Tuesday evening in Temerty Theatre Brian Current and the GGS New Music Ensemble presented a three work programme that covered more or less the whole time span of composers writing “sounds rather than notes”; which is an interesting and useful way of thinking about this particular type of music.
We began with the world premiere of Christina Volpini’s Ways of Becoming. This is a concertante piece for violin and chamber orchestra but doesn’t much resemble the conventional idea of a “concerto”. There’s no flashy, or even particularly prominent, part for the violin soloist; here Joelle Crigger. Rather the violin “reaches out” with sustained and occasionally distorted notes to dialogue with the ensemble or with groups of instruments. The overall effect is quite eerie and mysterious. It reminded me of Pelléas et Mélisande (though the musical language is utterly different!) and my partner of a marshy plain. Curiously the harp has a role that sometimes seems more prominent than the violin and involves extended technique and even singing.

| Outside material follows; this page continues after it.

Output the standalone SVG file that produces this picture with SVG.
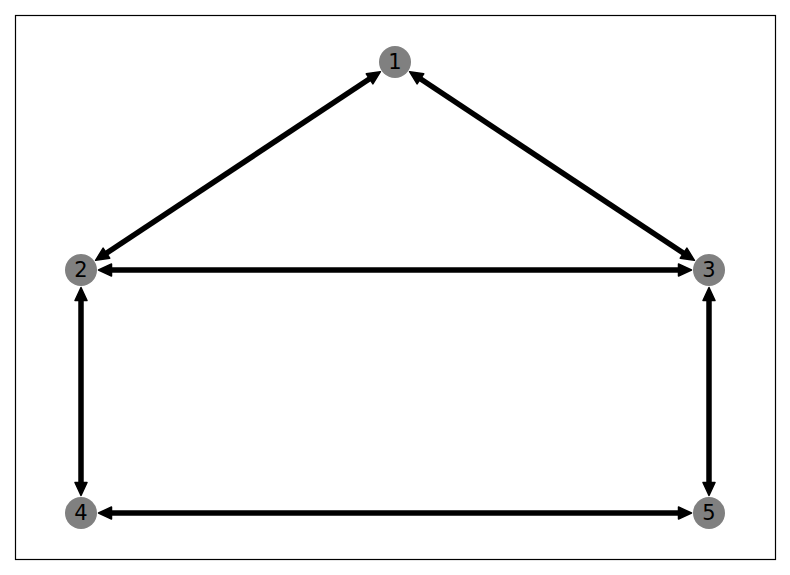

Then we were back to the roots of this kind of music with Edgard Varèse’s Offrandes of 1921. This is scored for large ensemble, six percussionists and soprano. It sets poems by José Juan Tablada and Vicente Huidobro but if the composer was writing “sounds rather than notes” I don’t think he was much concerned with the words either! It’s very much a transitional work. There are echoes of late Romanticism but also, especially where passages are percussion heavy, the sense that is being left behind. The soprano part is a bit of a brute and it was very well handled by Daniela Carreon Herrera.
And to finish, a work that even by contemporary standards is avant-garde; Clara Iannotta’s a stir among the stars, a making way (2019-20) which is scored for large ensemble and nine cassette players; though these latter were replaced with a tape for this performance. The “point” of this piece is that no instrument was being played in the way one normally hears it; guitars and brass were bowed, winds were struck or styrofam was inserted and so on. The use of pre-recorded sounds and electric guitar blurred the line between acoustic and electronic sonic worlds. The strange thing is that it didn’t, ultimately, sound particularly weird. There were weird individual components but the overall effect was surprisingly gentle and rather beautiful. Maybe it’s all in what one listens to and how?
As ever with this group’s concert there was terrific musicianship on show and the experience was greatly enhanced by Brian Current’s insightful and humane introductory remarks.